** begin **
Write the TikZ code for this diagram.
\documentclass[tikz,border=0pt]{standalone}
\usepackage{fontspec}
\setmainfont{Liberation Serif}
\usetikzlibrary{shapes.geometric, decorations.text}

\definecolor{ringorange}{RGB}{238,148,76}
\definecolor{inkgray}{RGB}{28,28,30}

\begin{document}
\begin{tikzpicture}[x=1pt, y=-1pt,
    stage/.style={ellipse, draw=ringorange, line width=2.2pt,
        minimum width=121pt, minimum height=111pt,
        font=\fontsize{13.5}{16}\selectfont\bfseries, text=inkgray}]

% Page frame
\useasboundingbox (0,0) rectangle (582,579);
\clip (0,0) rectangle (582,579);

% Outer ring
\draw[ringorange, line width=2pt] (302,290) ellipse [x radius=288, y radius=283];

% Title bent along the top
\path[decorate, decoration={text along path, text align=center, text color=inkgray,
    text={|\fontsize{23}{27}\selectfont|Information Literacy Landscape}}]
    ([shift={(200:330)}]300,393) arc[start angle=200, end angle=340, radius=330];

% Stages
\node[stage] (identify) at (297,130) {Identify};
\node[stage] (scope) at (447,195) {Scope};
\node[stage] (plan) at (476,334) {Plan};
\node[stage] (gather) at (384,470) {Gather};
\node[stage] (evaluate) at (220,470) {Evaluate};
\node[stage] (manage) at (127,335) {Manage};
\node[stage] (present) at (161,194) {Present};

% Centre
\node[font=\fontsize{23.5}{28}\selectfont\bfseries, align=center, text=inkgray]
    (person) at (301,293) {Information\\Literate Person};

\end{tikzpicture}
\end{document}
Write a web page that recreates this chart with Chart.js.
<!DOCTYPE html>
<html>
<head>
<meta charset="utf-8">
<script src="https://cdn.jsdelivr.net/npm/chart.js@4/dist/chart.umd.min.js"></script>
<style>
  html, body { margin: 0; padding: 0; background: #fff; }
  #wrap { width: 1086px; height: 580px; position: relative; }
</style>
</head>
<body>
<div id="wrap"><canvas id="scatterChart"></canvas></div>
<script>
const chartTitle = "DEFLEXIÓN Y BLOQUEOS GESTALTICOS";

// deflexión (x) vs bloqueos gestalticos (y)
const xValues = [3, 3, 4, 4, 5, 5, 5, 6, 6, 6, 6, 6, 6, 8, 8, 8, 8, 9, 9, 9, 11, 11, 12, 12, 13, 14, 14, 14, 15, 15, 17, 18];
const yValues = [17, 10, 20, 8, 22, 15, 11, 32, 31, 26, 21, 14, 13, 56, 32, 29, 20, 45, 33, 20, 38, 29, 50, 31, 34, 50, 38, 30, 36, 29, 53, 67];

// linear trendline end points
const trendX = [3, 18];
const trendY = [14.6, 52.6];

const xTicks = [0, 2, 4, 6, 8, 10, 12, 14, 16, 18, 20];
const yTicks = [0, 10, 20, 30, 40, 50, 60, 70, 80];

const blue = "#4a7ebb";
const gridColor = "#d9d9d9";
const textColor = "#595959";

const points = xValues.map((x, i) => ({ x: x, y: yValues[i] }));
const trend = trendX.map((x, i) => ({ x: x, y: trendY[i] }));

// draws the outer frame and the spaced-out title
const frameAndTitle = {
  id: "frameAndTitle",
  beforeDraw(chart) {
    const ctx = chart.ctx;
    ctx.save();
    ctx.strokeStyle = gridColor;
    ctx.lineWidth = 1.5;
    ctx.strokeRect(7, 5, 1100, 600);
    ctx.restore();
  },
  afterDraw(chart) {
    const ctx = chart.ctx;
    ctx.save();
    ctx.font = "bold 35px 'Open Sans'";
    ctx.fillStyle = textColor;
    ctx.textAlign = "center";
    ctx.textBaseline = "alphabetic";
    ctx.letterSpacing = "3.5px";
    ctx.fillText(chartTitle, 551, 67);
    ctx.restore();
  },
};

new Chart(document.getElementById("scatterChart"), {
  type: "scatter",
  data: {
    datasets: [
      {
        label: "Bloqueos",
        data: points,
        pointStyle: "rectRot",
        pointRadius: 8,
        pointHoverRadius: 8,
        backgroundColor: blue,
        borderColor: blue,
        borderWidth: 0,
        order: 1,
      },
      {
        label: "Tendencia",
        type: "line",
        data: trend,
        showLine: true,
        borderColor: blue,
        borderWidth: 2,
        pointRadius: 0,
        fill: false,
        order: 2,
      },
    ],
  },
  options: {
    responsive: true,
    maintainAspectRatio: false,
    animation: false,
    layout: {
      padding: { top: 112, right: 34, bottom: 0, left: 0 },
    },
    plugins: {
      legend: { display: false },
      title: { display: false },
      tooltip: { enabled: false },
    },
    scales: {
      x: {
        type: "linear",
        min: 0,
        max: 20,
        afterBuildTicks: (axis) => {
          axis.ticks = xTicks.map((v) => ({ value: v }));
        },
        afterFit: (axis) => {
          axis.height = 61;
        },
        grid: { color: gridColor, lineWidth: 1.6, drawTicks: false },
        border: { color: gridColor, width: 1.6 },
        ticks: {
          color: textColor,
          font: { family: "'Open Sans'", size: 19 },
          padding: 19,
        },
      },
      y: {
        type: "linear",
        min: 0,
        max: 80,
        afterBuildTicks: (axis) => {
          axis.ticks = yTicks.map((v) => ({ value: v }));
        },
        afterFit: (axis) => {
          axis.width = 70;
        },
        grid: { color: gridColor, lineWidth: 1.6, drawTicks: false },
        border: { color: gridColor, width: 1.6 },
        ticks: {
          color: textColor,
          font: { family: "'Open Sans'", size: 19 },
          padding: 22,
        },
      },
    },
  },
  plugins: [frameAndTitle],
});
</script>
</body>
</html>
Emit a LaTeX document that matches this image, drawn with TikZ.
** end **
**EXERCISE BRIEF**.
Count every line of the material above that holds the string "with", then state only the total.

**EXPECTED OUTPUT**.
2